* **Given problem**:
Return each line of the data below verbatim; pictures are to be left out.

* **Dataset extract**:
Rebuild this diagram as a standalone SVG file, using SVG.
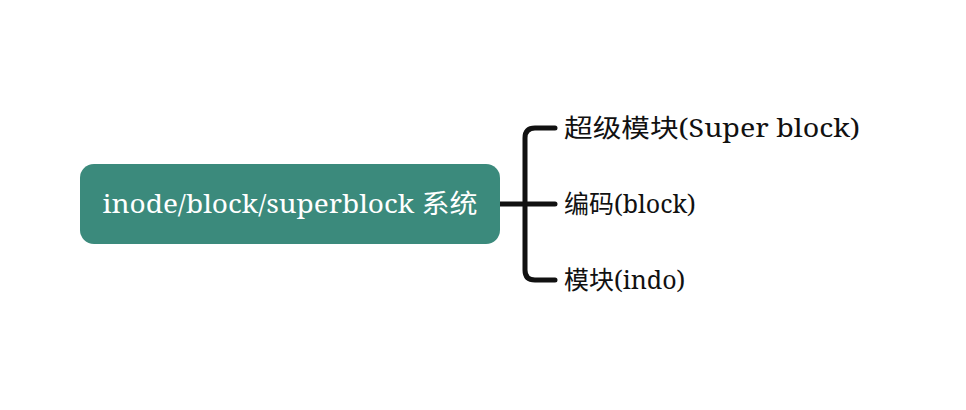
<svg xmlns="http://www.w3.org/2000/svg" width="966" height="410" viewBox="0 0 966 410">
<style>
.t{font-family:"Noto Serif","Liberation Serif","Noto Sans CJK SC",serif;font-size:25px;fill:#111}
.c{fill:none;stroke:#111;stroke-width:5;stroke-linecap:round}
</style>
<rect width="966" height="410" fill="#fff"/>
<g id="connectors">
<path class="c" d="M500 204H555M525 204V138Q525 128 535 128H555M525 204V270Q525 280 535 280H555"/>
</g>
<g id="root">
<rect x="80" y="164" width="420" height="80" rx="14" fill="#3b8a7c"/>
<text x="290" y="213" text-anchor="middle" font-family="Noto Serif,Liberation Serif,Noto Sans CJK SC,serif" font-size="26" fill="#fff" textLength="375" lengthAdjust="spacingAndGlyphs">inode/block/superblock 系统</text>
</g>
<g id="n1"><text class="t" x="564" y="137" textLength="296" lengthAdjust="spacingAndGlyphs">超级模块(Super  block)</text></g>
<g id="n2"><text class="t" x="564" y="213">编码(block)</text></g>
<g id="n3"><text class="t" x="564" y="289">模块(indo)</text></g>
</svg>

* **Final result**:
Rebuild this diagram as a standalone SVG file, using SVG.
<svg xmlns="http://www.w3.org/2000/svg" width="966" height="410" viewBox="0 0 966 410">
<style>
.t{font-family:"Noto Serif","Liberation Serif","Noto Sans CJK SC",serif;font-size:25px;fill:#111}
.c{fill:none;stroke:#111;stroke-width:5;stroke-linecap:round}
</style>
<rect width="966" height="410" fill="#fff"/>
<g id="connectors">
<path class="c" d="M500 204H555M525 204V138Q525 128 535 128H555M525 204V270Q525 280 535 280H555"/>
</g>
<g id="root">
<rect x="80" y="164" width="420" height="80" rx="14" fill="#3b8a7c"/>
<text x="290" y="213" text-anchor="middle" font-family="Noto Serif,Liberation Serif,Noto Sans CJK SC,serif" font-size="26" fill="#fff" textLength="375" lengthAdjust="spacingAndGlyphs">inode/block/superblock 系统</text>
</g>
<g id="n1"><text class="t" x="564" y="137" textLength="296" lengthAdjust="spacingAndGlyphs">超级模块(Super  block)</text></g>
<g id="n2"><text class="t" x="564" y="213">编码(block)</text></g>
<g id="n3"><text class="t" x="564" y="289">模块(indo)</text></g>
</svg>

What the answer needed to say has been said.